**Dataset entries:**
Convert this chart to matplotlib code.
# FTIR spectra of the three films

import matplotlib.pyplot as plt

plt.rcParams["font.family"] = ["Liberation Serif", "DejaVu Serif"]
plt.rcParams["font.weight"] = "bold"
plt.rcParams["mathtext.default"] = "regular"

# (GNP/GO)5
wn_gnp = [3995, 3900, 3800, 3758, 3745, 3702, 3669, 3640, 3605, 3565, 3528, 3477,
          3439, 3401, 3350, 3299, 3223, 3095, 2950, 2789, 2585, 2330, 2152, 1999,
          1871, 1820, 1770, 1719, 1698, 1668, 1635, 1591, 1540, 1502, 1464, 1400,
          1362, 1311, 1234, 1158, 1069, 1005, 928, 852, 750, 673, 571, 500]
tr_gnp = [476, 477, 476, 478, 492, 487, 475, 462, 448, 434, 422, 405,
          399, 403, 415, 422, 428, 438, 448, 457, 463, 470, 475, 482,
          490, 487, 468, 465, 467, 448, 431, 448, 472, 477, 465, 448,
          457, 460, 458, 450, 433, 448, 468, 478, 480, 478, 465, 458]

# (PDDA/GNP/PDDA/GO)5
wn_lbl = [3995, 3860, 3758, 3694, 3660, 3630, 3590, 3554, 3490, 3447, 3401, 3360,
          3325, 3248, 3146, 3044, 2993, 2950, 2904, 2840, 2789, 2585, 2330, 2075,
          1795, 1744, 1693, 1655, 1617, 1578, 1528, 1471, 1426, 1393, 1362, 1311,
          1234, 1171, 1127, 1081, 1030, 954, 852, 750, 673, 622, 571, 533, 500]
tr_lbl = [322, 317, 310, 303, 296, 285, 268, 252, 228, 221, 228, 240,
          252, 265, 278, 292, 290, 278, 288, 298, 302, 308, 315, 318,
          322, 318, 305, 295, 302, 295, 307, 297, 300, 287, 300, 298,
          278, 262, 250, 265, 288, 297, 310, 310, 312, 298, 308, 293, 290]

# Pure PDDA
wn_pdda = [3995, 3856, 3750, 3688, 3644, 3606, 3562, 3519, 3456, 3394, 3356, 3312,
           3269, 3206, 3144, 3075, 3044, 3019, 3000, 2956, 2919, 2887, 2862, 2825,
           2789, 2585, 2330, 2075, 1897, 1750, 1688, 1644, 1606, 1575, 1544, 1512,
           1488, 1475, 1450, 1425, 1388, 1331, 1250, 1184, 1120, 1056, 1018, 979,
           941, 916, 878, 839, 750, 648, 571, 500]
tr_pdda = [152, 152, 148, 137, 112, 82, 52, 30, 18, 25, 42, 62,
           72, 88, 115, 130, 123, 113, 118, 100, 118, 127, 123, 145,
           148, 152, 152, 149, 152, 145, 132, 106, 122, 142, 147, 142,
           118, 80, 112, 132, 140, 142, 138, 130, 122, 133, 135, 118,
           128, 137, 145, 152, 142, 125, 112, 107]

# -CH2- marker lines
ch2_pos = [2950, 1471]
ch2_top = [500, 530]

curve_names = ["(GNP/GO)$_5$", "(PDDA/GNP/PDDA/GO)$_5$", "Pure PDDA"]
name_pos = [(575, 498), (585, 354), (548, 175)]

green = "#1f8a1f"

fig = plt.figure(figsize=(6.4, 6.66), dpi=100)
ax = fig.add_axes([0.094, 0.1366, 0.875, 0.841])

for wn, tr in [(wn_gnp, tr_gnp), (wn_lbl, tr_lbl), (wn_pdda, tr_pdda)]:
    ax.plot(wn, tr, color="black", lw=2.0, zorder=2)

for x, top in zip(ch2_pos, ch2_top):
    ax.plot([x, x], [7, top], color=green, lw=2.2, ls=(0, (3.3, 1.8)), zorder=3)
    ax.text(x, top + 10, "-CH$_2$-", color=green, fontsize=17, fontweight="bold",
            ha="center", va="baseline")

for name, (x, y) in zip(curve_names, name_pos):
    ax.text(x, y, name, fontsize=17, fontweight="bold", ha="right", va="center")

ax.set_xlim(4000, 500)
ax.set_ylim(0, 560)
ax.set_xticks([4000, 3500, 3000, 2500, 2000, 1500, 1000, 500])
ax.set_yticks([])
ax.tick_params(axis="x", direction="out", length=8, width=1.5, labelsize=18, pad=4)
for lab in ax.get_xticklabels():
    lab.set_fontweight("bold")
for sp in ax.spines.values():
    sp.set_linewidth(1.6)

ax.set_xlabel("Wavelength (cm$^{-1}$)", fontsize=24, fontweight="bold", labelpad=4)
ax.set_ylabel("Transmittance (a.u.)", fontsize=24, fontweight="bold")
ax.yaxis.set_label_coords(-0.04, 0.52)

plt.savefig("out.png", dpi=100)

==

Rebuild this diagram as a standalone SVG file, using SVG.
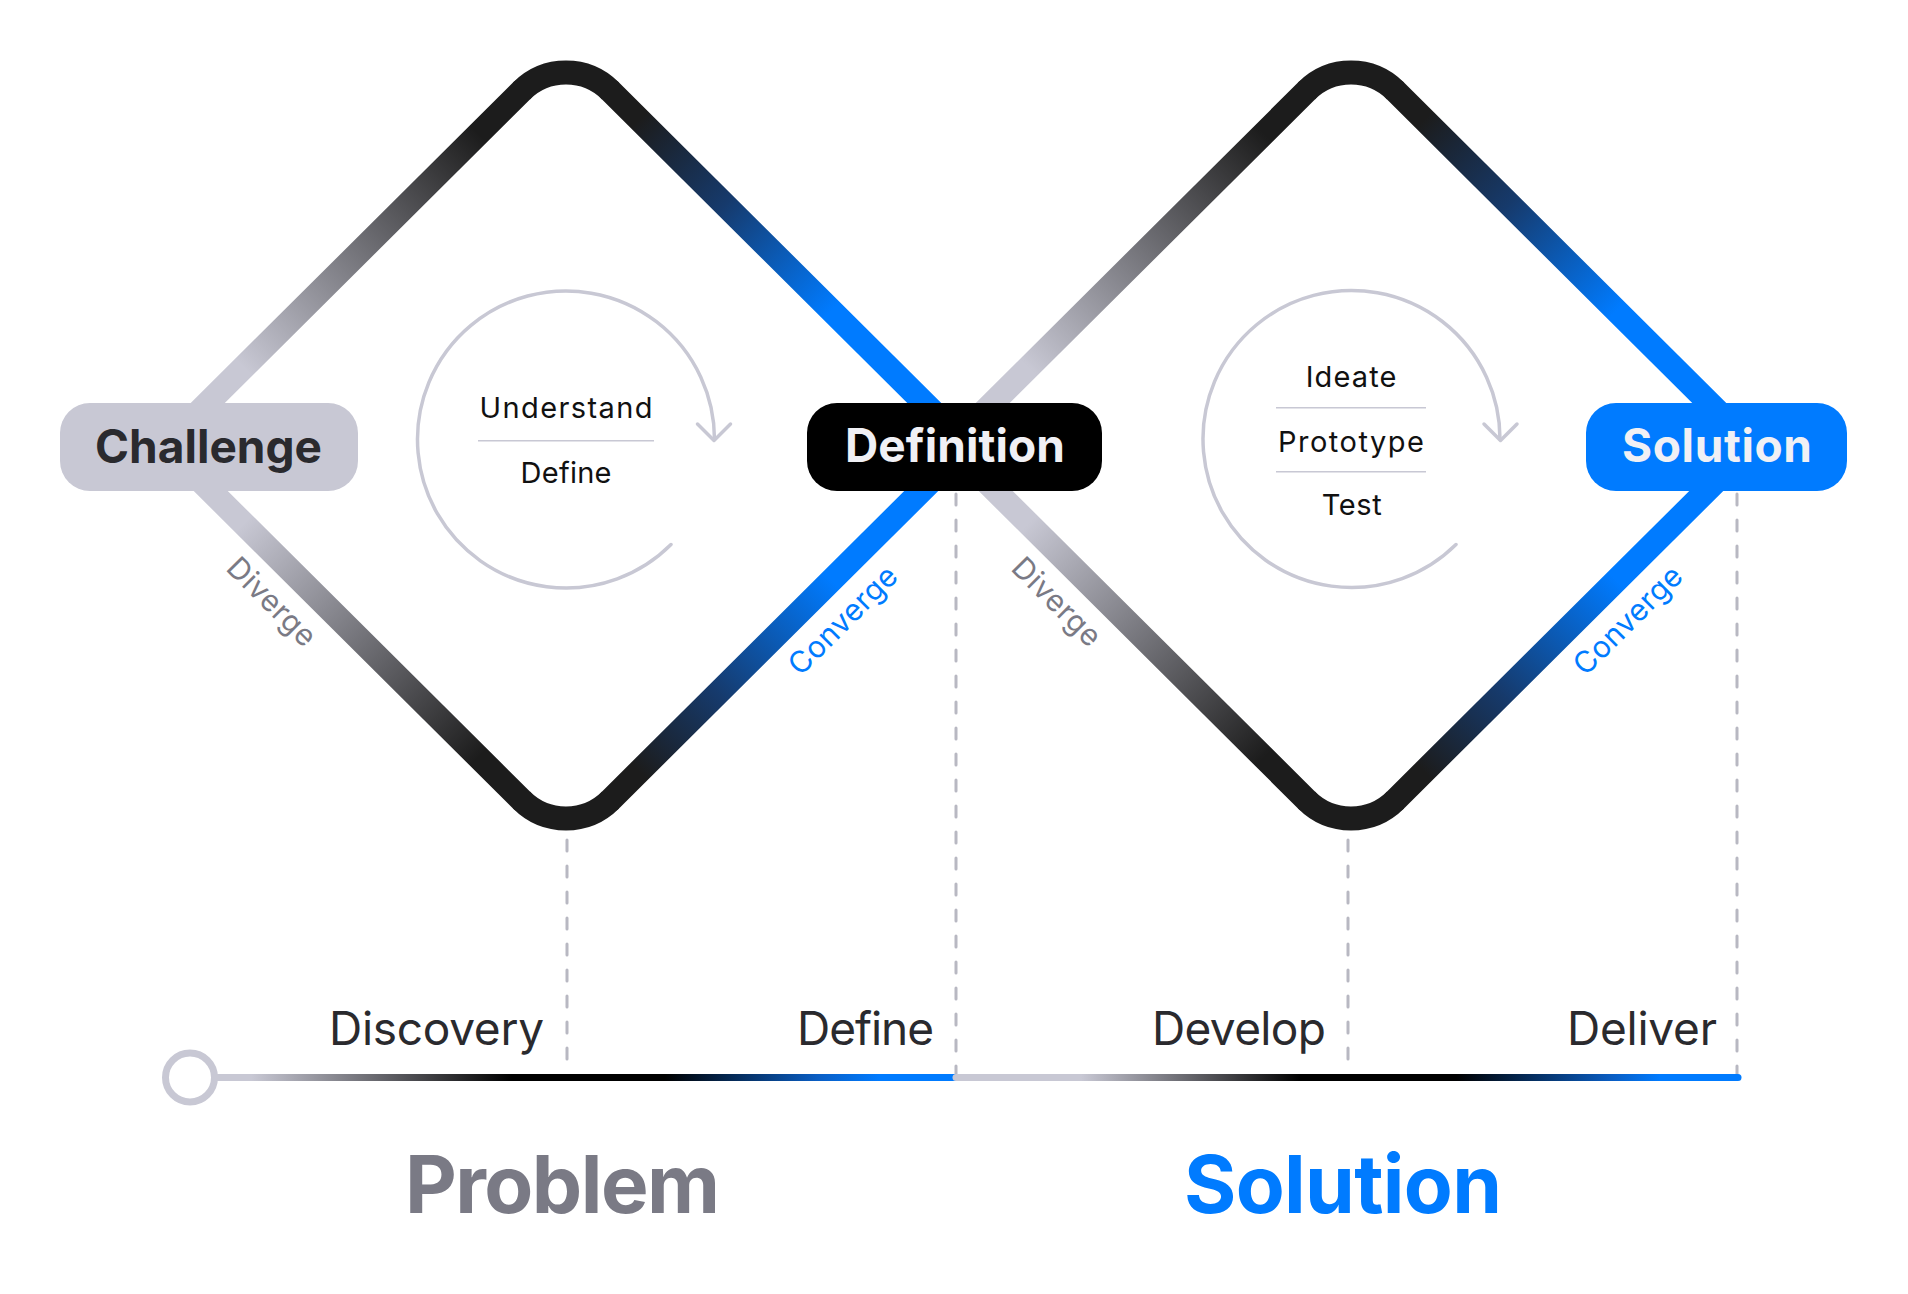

**Your task:**
Copy out exactly the lines running from the one with "Convert this chart to matplotlib code." to the one with "478, 465, 458]", including both ends, and nothing more.

**Answer to the exercise:**
Convert this chart to matplotlib code.
# FTIR spectra of the three films

import matplotlib.pyplot as plt

plt.rcParams["font.family"] = ["Liberation Serif", "DejaVu Serif"]
plt.rcParams["font.weight"] = "bold"
plt.rcParams["mathtext.default"] = "regular"

# (GNP/GO)5
wn_gnp = [3995, 3900, 3800, 3758, 3745, 3702, 3669, 3640, 3605, 3565, 3528, 3477,
          3439, 3401, 3350, 3299, 3223, 3095, 2950, 2789, 2585, 2330, 2152, 1999,
          1871, 1820, 1770, 1719, 1698, 1668, 1635, 1591, 1540, 1502, 1464, 1400,
          1362, 1311, 1234, 1158, 1069, 1005, 928, 852, 750, 673, 571, 500]
tr_gnp = [476, 477, 476, 478, 492, 487, 475, 462, 448, 434, 422, 405,
          399, 403, 415, 422, 428, 438, 448, 457, 463, 470, 475, 482,
          490, 487, 468, 465, 467, 448, 431, 448, 472, 477, 465, 448,
          457, 460, 458, 450, 433, 448, 468, 478, 480, 478, 465, 458]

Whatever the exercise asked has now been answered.